The inspector narrowed his eyes at the foreman and said nothing. Then his glance fell on Snow's bag.  "You, sir, you're a medical man?"

Snow cleared his throat. "Well, yes, but I--"

"You two men, get this body out." The inspector grabbed the two gawkers closest to him. "And you, I want you to examine him."

"Now see here, Inspector..." Snow pulled out his watch and glanced at it. "I haven't time--"

"McGowan. Chief Inspector McGowan, Scotland Yard. Just step right over here, it won't take a moment." The crowd stirred and Snow found himself pushed to where the dead man had been hauled out onto the wet grass. Someone shoved a box forward and Snow sat next to the body.

The man had been killed with a single, powerful blow to the skull. His face was intact, but just above the eyebrows, where the forehead should have risen up, his skull was smashed into the same concave shape as the bent tin colander Snow's mother had used for shelling summer peas. There was surprisingly little blood.

"Well? Is it a clear-cut bludgeoning?" The inspector fidgeted at the edge of the ditch.

The dead man's eyes were open and Snow ran a hand down the face to shut them.

"There's no doubt this injury is what killed him," said Snow, without looking up. "As to what they used, I would guess the back of a shovel. The shape is right." He pulled at one stiff hand.

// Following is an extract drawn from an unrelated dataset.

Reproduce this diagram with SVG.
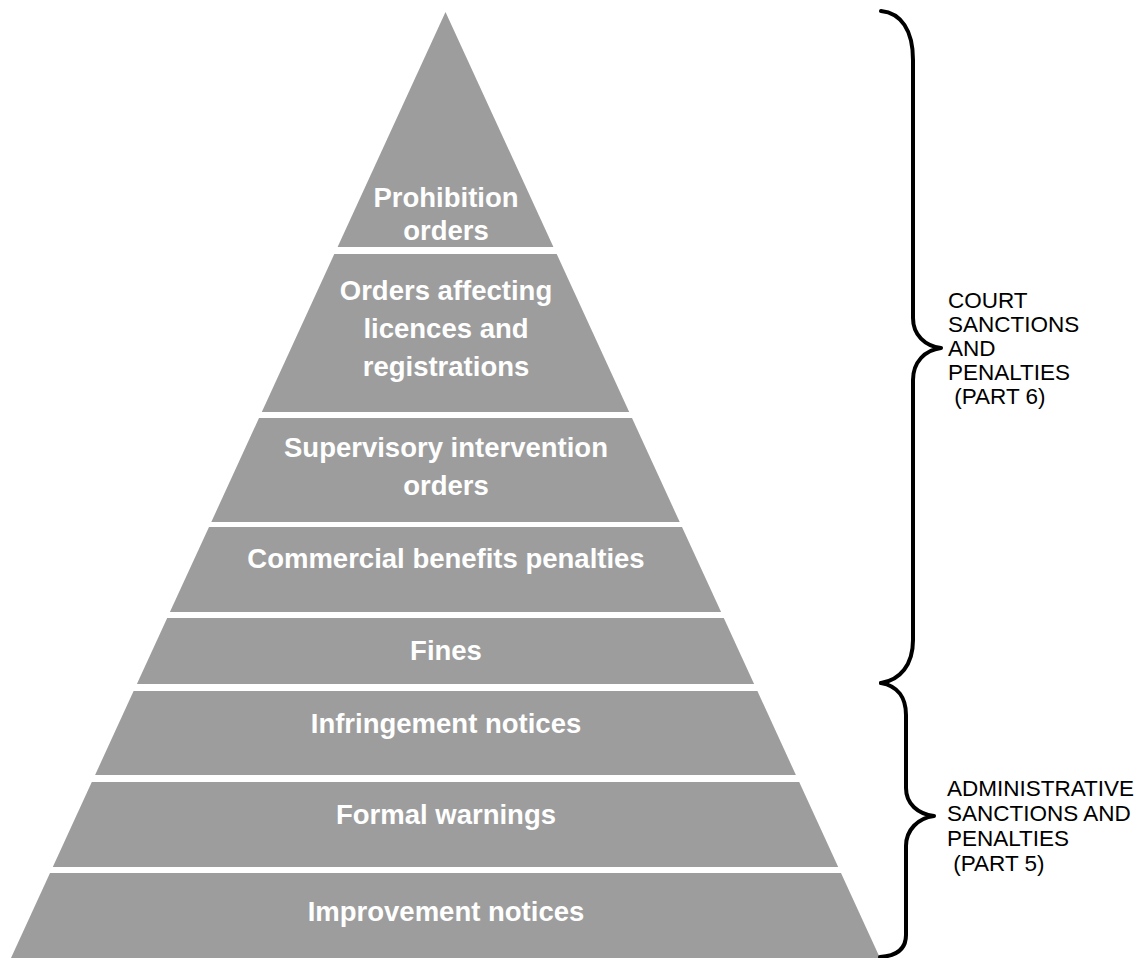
<svg xmlns="http://www.w3.org/2000/svg" width="1146" height="958" viewBox="0 0 1146 958">
<style>
.band{fill:#9d9d9d;}
.lbl{font-family:"Liberation Sans",Arial,sans-serif;font-weight:bold;font-size:27.5px;fill:#ffffff;text-anchor:middle;}
.side{font-family:"Liberation Sans",Arial,sans-serif;font-size:22.5px;fill:#000000;}
.brace{fill:none;stroke:#000000;stroke-width:4;stroke-linecap:round;stroke-linejoin:round;}
</style>
<rect width="1146" height="958" fill="#ffffff"/>
<g id="band-prohibition">
<polygon class="band" points="445.5,12 553.4,247 337.6,247"/>
<text class="lbl" x="446" y="207">Prohibition</text>
<text class="lbl" x="446" y="240">orders</text>
</g>
<g id="band-orders-licences">
<polygon class="band" points="334.3,254 556.7,254 629.2,412 261.8,412"/>
<text class="lbl" x="446" y="300">Orders affecting</text>
<text class="lbl" x="446" y="338">licences and</text>
<text class="lbl" x="446" y="376">registrations</text>
</g>
<g id="band-supervisory">
<polygon class="band" points="259,418 632,418 679.7,522 211.3,522"/>
<text class="lbl" x="446" y="457">Supervisory intervention</text>
<text class="lbl" x="446" y="495">orders</text>
</g>
<g id="band-commercial">
<polygon class="band" points="209,527 682,527 721.1,612 169.9,612"/>
<text class="lbl" x="446" y="568">Commercial benefits penalties</text>
</g>
<g id="band-fines">
<polygon class="band" points="167.2,618 723.8,618 754.1,684 136.9,684"/>
<text class="lbl" x="446" y="660">Fines</text>
</g>
<g id="band-infringement">
<polygon class="band" points="133.6,691 757.4,691 795.9,775 95.1,775"/>
<text class="lbl" x="446" y="733">Infringement notices</text>
</g>
<g id="band-formal">
<polygon class="band" points="91.8,782 799.2,782 838.2,867 52.8,867"/>
<text class="lbl" x="446" y="824">Formal warnings</text>
</g>
<g id="band-improvement">
<polygon class="band" points="50,873 841,873 880,958 11,958"/>
<text class="lbl" x="446" y="921">Improvement notices</text>
</g>
<g id="connectors">
<path class="brace" d="M881,11 C901,13 913,30 913,60 L913,318 C913,335 925,346 941,348 C925,350 913,362 913,380 L913,640 C913,665 900,680 881,683"/>
<path class="brace" d="M881,683 C898,686 906,698 906,715 L906,788 C906,804 918,814 934,816 C918,818 906,830 906,846 L906,935 C906,950 896,956 880,957"/>
</g>
<g id="court-label">
<text class="side" x="948" y="308">COURT</text>
<text class="side" x="948" y="332">SANCTIONS</text>
<text class="side" x="948" y="356">AND</text>
<text class="side" x="948" y="380">PENALTIES</text>
<text class="side" x="948" y="404" xml:space="preserve"> (PART 6)</text>
</g>
<g id="admin-label">
<text class="side" x="947" y="796">ADMINISTRATIVE</text>
<text class="side" x="947" y="821">SANCTIONS AND</text>
<text class="side" x="947" y="846">PENALTIES</text>
<text class="side" x="947" y="871" xml:space="preserve"> (PART 5)</text>
</g>
</svg>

The long, ragged nails, as well as the cracks and calluses, were dark red with a mix of mud, sand, and blood. "It looks like he fought back," said Snow. Had the victim had any more chance than that dead squirrel in the basket? Snow looked up at McGowan, and saw that the foreman was near them now, and seemed to be about to speak to the inspector. Snow waited. But the man stayed silent.

"I really must get back to--"

"Of course, Mr.--"

"Doctor. Dr. John Snow." He was no apothecary; he was entitled to be called doctor. He had his medical degree from the University of London and he wouldn't let anyone forget it.

"Yes, Dr. Snow. I do appreciate your help."

Snow got to his feet and took one more look at the dead man below him. His eyes fell again on the boots and he knew where he'd seen those white stains today; salt stains on the boots of a dying workhouse man who'd tramped up from the salt flats of Epsom. But why should this London ditch digger have salt on his boots? Snow forgot the question almost as soon as it came to him. A better death than cholera, he thought. He headed again on his way.

 

 

HISTORICAL REFERENCES

After years of apprenticeship and study, Snow received his MD degree from the University of London when he was 31 years old.